"There was something inside of me that said I wanna prove something," Boston Red Sox right fielder Shane Victorino said about his drive to succeed this season. He made that remark after hitting the game-winning grand slam in Saturday's ALCS Game 6.

Prior to Victorino's monstrous moon shot over the "Green Monster" in left field, he was just 2-23 at the plate in the series. The former Philadelphia Phillies standout made a huge impression on the Fenway faithful this year, and he certainly did prove his worth in grand fashion Saturday in front of a hometown crowd that erupted as they saw his epic home run soar over the famous left field wall.

Prior close calls by Dustin Pedroia and Johnny Gomes missed the home run mark by inches. In Pedroia's case, his left-field blast would be ruled a foul even after an umpire review. Gomes would slide safely into second after ringing a powerful line drive off the top of the Monster to open the 7th inning. He would later score on the Victorino grand slam.

"It's not about me," Victorino reminded that crowd in his first postgame interview. "It's about this team."

And what a team he found himself a part of.

The sense of pride they can all enjoy as they head to the World Series is the polar opposite of how former Red Sox shortstop Jose Iglesias has to be feeling after botching a potential double-play opportunity for his team just before Victorino's grand slam in the 7th inning. Iglesias was part of a multi-team trade in July that sent him to Detroit and brought Jake Peavy to the Red Sox just as Iglesias was starting to become a fixture in the Red Sox infield.

Saturday night, he looked utterly disgusted and disappointed in himself after a ball he had firmly in his glove trickled out before he could make the transfer to his throwing hand. The mistake left the bases loaded and gave Victorino the chance to be the hero.

The series was much like this year's whole Red Sox season, which was full of one-run games and late-stage comebacks.

David Ortiz hit his own grand slam in the 8th inning of game two with his team down 5-1 before he came to the plate. That epic game concluded with a walk-off single hit by Red SoxcCatcher Jarrod Saltalamacchia.

Instead of being considered miraculous, this kind of magic is becoming more and more commonplace for the Red Sox in the playoffs. It took the same type of clutch pitching and hitting for the Sox to get to the 2004 World Series, winning the October Classic for the first time in 86 years.

Their opponent next Wednesday will be the same one they swept back in 2004 to end that long drought: the St. Louis Cardinals. The Red Sox previously met the Cardinals in the 1946 World Series and the 1967 World Series, losing both in seven games.

Red Sox Closer Koji Uehara earned the ALCS MVP award Saturday night for his clutch strikeouts throughout the series. He shut down some of the most potent bats in baseball to make sure his team was able to win all the close shave contests in the series.

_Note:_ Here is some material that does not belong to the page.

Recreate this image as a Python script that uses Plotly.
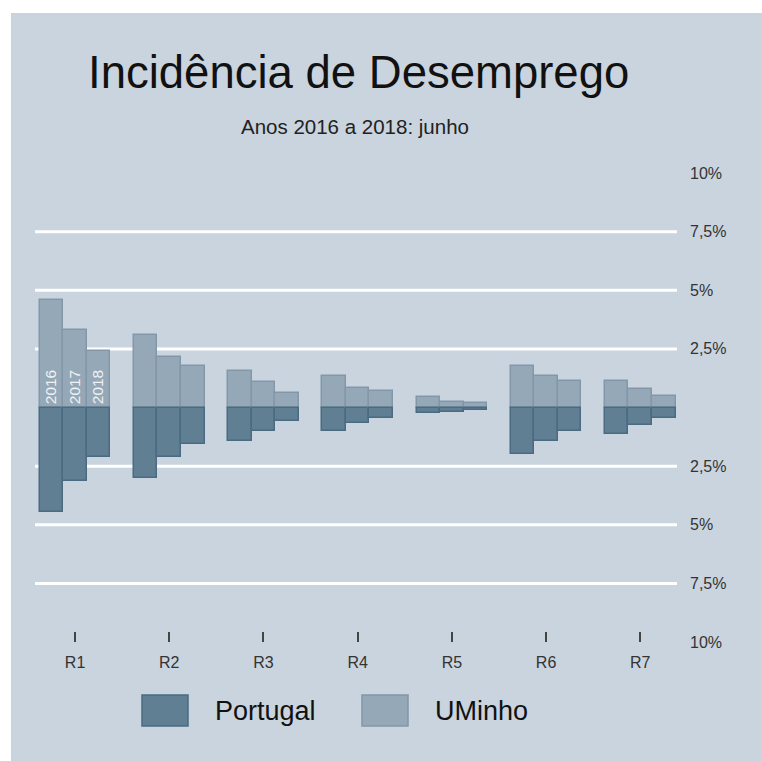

Both teams showed flashes of masterful pitching, and there were plenty of scoreless innings in the series. Game 6 was no exception, with the first run for either team coming in the bottom of the 5th inning when center fielder Jacoby Ellsbury hit a single and Xander Bogaerts scampered home from second base.

Detroit Pitcher Max Scherzer went 110 pitches deep and struck out eight batters Saturday night before being pulled from the game in the bottom of the 7th. Red Sox pitcher Clay Buchholz struck out four of his own batters and gave up just four hits in five solid innings pitched.

Buchholz struggled in the 6th, and he couldn't record an out. Reliever Franklin Morales came into the game only to load the bases with a walk and then give up a crucial hit that put the Tigers up 2-1. A defensive miracle led to a double-play that helped get the Sox out of their only major jam of the game.

The two teams that will be meeting Wednesday night are the first World Series competitors since 1999 who will face each other as owners of their respective league's best record. Both also spent time during the season with the best record in all of baseball.

A World Series win for the Red Sox would put an explanation point on an amazing turnaround for a team that ended last season in the American League East basement. They had the worst record in the division at the close of 2012, leading to the ouster of short-lived manager Bobby Valentine. It was the first time in 46 years the team suffered 90 losses or more.

Former Sox pitching coach John Farrell became the new head coach this season and quickly whipped the team into shape. Just to get him into the dugout, the Sox had to trade infielder Mike Aviles to the Toronto Blue Jays. Prior to inviting Farrell back to Boston, the team unloaded Adrian Gonzalez, Carl Crawford, Nick Punto and Josh Beckett to the Los Angeles Dodgers and freed up over $250 million in contract obligations.

All the rebuilding led to the ultimate transformation that now has this storied team heading to another World Series to try to secure an eighth world championship for the franchise.

Even if it takes a miracle, history indicates it's certainly possible for the Red Sox to pull it off.